The twenty-second book of the Bible is Song of Solomon. We believe that God intended that such love, as spoken of in Song of Solomon, be a beautiful and normal part of marital life. Unfortunately this gift from God has been grossly distorted and abused by both ancient and modern people. Book22 is offering quality products to enhance the intimate life of God’s children. Our hope is that our products will serve as intimacy enhancers for your marriage.
While the website owners’ choice to sell adult novelties to Christian couples is considerably progressive, their inner prude shows in their packaging policy. When they order their products wholesale, they request that they be poly-bagged to avoid exposing their tender audience to the crude packaging that can often enclose such products. They have no problem selling a jack-off sleeve or jelly cock ring, but Jeebus forbid they send it to you in a package that might include an “inappropriate cardboard backing with images of nude or partially nude people.” Whew! That was a close one. I almost saw a penis on a package. Oh wait, what about one of the products on their site, Happy Penis Cream? Is that a series of multi-colored, smiling, anthropomorphic penises on the product’s label? Surely a pure Christian site such as this would put a sticker over the crude image in their promotional copy. (Yes, they actually do that.)
Again, I’m pleased that they are using their twisted interpretations of their twisted scripture to mainstream the usage of these products into Christian households, but it would be nice if they didn’t just hide behind a website.
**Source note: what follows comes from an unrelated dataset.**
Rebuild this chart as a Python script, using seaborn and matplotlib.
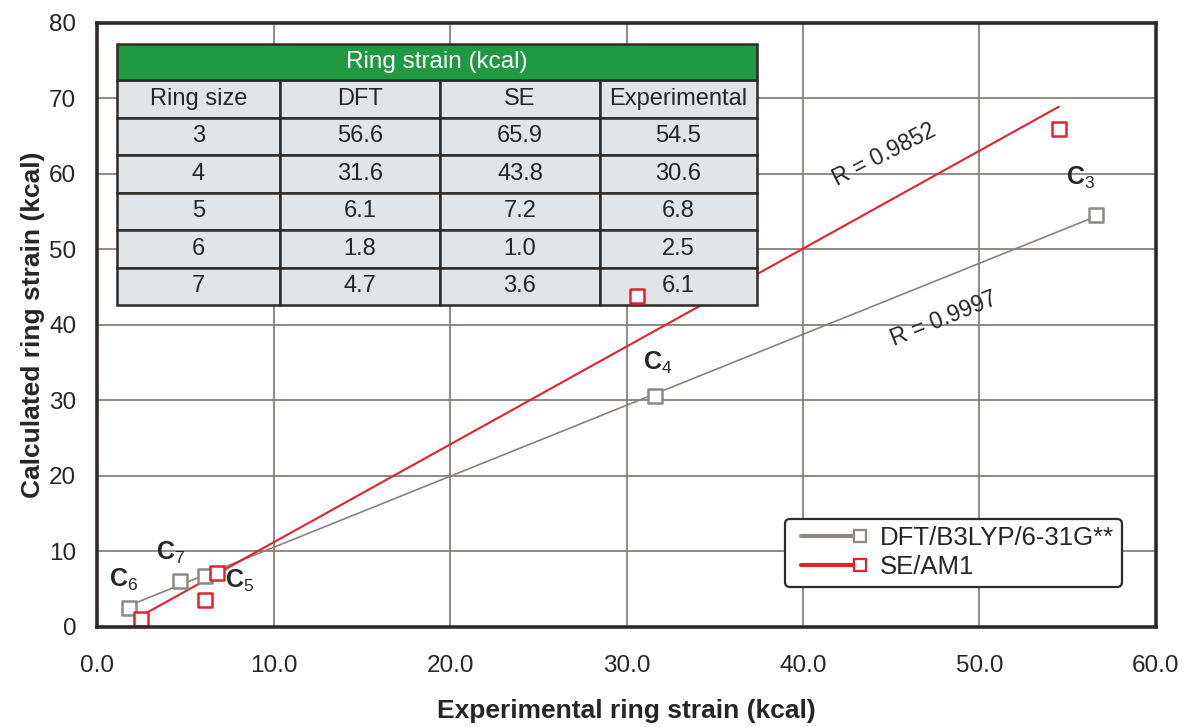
import matplotlib
matplotlib.use("Agg")
import matplotlib.pyplot as plt
import seaborn as sns
from matplotlib.lines import Line2D
from matplotlib.legend_handler import HandlerLine2D

# Ring strain data (kcal)
ring_sizes = [3, 4, 5, 6, 7]
dft = [56.6, 31.6, 6.1, 1.8, 4.7]
se = [65.9, 43.8, 7.2, 1.0, 3.6]
experimental = [54.5, 30.6, 6.8, 2.5, 6.1]

table_title = "Ring strain (kcal)"
table_columns = ["Ring size", "DFT", "SE", "Experimental"]
series_labels = ["DFT/B3LYP/6-31G**", "SE/AM1"]
r_labels = ["R = 0.9997", "R = 0.9852"]
point_labels = [r"$\mathbf{C}_{3}$", r"$\mathbf{C}_{4}$", r"$\mathbf{C}_{5}$",
                r"$\mathbf{C}_{6}$", r"$\mathbf{C}_{7}$"]
x_ticks = [0, 10, 20, 30, 40, 50, 60]
y_ticks = [0, 10, 20, 30, 40, 50, 60, 70, 80]

GREY = "#8d8884"
GREY_LINE = "#8a817c"
RED = "#e2222f"
GRID = "#8a807b"
FRAME = "#2e2a28"
TEXT = "#252525"
GREEN = "#1f9a42"
CELL = "#e2e5e8"

sns.set_theme(style="whitegrid")
plt.rcParams["font.family"] = ["Liberation Sans", "DejaVu Sans"]
plt.rcParams["mathtext.fontset"] = "custom"
plt.rcParams["mathtext.rm"] = "Liberation Sans"
plt.rcParams["mathtext.bf"] = "Liberation Sans:bold"

fig = plt.figure(figsize=(11.86, 7.27), dpi=100)
ax = fig.add_axes([0.0818, 0.1376, 0.8929, 0.8308])
ax.set_facecolor("white")

# DFT vs experimental and SE vs experimental with least-squares lines
sns.regplot(x=dft, y=experimental, ax=ax, ci=None, marker="s", color=GREY,
            scatter_kws=dict(s=95, facecolors="white", edgecolors=GREY,
                             linewidths=1.8, alpha=1, zorder=6),
            line_kws=dict(color=GREY_LINE, lw=1.2, zorder=4))
sns.regplot(x=experimental, y=se, ax=ax, ci=None, marker="s", color=RED,
            scatter_kws=dict(s=95, facecolors="white", edgecolors=RED,
                             linewidths=1.8, alpha=1, zorder=6),
            line_kws=dict(color=RED, lw=1.5, zorder=4))

ax.set_xlim(0, 60)
ax.set_ylim(0, 80)
ax.set_xticks(x_ticks)
ax.set_yticks(y_ticks)
ax.set_xticklabels([f"{v:.1f}" for v in x_ticks])
ax.set_yticklabels([str(v) for v in y_ticks])
ax.tick_params(axis="both", labelsize=17.5, colors=TEXT, length=8, width=1.2,
               color=GRID, pad=7)
ax.tick_params(axis="x", length=0, pad=20)
ax.grid(True, color=GRID, lw=1.3)
ax.set_axisbelow(True)
for s in ax.spines.values():
    s.set_color(FRAME)
    s.set_linewidth(2.6)
    s.set_zorder(7)

ax.set_xlabel("Experimental ring strain (kcal)", fontsize=19,
              fontweight="bold", color=TEXT, labelpad=16)
ax.set_ylabel("Calculated ring strain (kcal)", fontsize=19,
              fontweight="bold", color=TEXT, labelpad=3)

# Ring labels next to the DFT points
offsets = [(-11, 27), (2, 24), (25, -4), (-4, 20), (-7, 20)]
for lab, xv, yv, off in zip(point_labels, dft, experimental, offsets):
    ax.annotate(lab, (xv, yv), xytext=off, textcoords="offset points",
                ha="center", va="center", fontsize=18, color=TEXT, zorder=8)

# Correlation labels along the lines
ax.text(44.6, 62.6, r_labels[1], rotation=27, fontsize=16.5, color=TEXT,
        ha="center", va="center", rotation_mode="anchor")
ax.text(48.0, 40.8, r_labels[0], rotation=22, fontsize=16.5, color=TEXT,
        ha="center", va="center", rotation_mode="anchor")

# Inset data table
rows = [[str(r), f"{d:.1f}", f"{s:.1f}", f"{e:.1f}"]
        for r, d, s, e in zip(ring_sizes, dft, se, experimental)]
cell_text = [table_columns] + rows
col_w = [163, 160, 160, 157]
tot = sum(col_w)
body = ax.table(cellText=cell_text, cellLoc="center",
                colWidths=[w / tot for w in col_w],
                bbox=[0.0189, 0.533, 0.6043, 0.3725], zorder=5)
body.auto_set_font_size(False)
body.set_fontsize(17)
for (r, c), cell in body.get_celld().items():
    cell.set_facecolor(CELL)
    cell.set_edgecolor(FRAME)
    cell.set_linewidth(1.8)
    cell.get_text().set_color(TEXT)

head = ax.table(cellText=[[table_title]], cellLoc="center",
                bbox=[0.0189, 0.9056, 0.6043, 0.0596], zorder=5)
head.auto_set_font_size(False)
head.set_fontsize(17.5)
hc = head[0, 0]
hc.set_facecolor(GREEN)
hc.set_edgecolor(FRAME)
hc.set_linewidth(1.8)
hc.get_text().set_color("white")


class EndMarkerHandler(HandlerLine2D):
    """Legend entry with the marker drawn only at the right end of the line."""

    def create_artists(self, legend, orig_handle, xdescent, ydescent,
                       width, height, fontsize, trans):
        artists = super().create_artists(legend, orig_handle, xdescent,
                                         ydescent, width, height, fontsize,
                                         trans)
        line = artists[0]
        n = len(line.get_xdata())
        line.set_markevery([n - 1])
        return artists


handles = [
    Line2D([], [], color=GREY, lw=3, marker="s", ms=9, mfc="white",
           mec=GREY, mew=1.6),
    Line2D([], [], color=RED, lw=3, marker="s", ms=9, mfc="white",
           mec=RED, mew=1.6),
]
leg = ax.legend(handles, series_labels, loc="lower right",
                bbox_to_anchor=(0.968, 0.066), fontsize=18.5, frameon=True,
                fancybox=True, handlelength=2.9, numpoints=2,
                handler_map={Line2D: EndMarkerHandler(numpoints=2)},
                borderpad=0.3, labelspacing=0.2, handletextpad=0.5,
                borderaxespad=0)
leg.get_frame().set_edgecolor(FRAME)
leg.get_frame().set_linewidth(1.6)
leg.get_frame().set_alpha(1)
leg.set_zorder(9)
for t in leg.get_texts():
    t.set_color(TEXT)

fig.savefig("out.png", dpi=100, facecolor="white")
These people should be out lobbying their prudish counterparts across the globe to stop treating the idea of using such products as sinful and lascivious. They should be confronting people like former Alabama Assistant Attorney General William Pryor, Jr. who said that there is no “fundamental right for a person to buy a device to produce orgasm”. While that may be true, there is also no fundamental right for a person to buy a device that uses rapidly-rotating blades to shorten their grass, but you don’t seem to have a problem with that, do you? Apparently, your smug sense of superiority gives you the fundamental right to decide what people can enjoy behind closed doors. If recent history has shown us anything, it is possible that we may one day see his face on TV with shocking charges that he has committed some act that he has protested his entire life. Like every other time that type of story breaks, I will laugh my ass off.
P.S. According to an article at Huffington Post, as of 2009, Alabama is the only state that still has a law on the books that bans the sale of sexual devices. I’d like to think that Alabama is oblivious to the fact that the rest of the nation (including Mississippi) is laughing at them. Sadly, I know this isn’t the case, because I lived there for eight years.
Update: The couple running the website moved on to other ventures, and endorse Covenant Spice, a similar company, on their domain.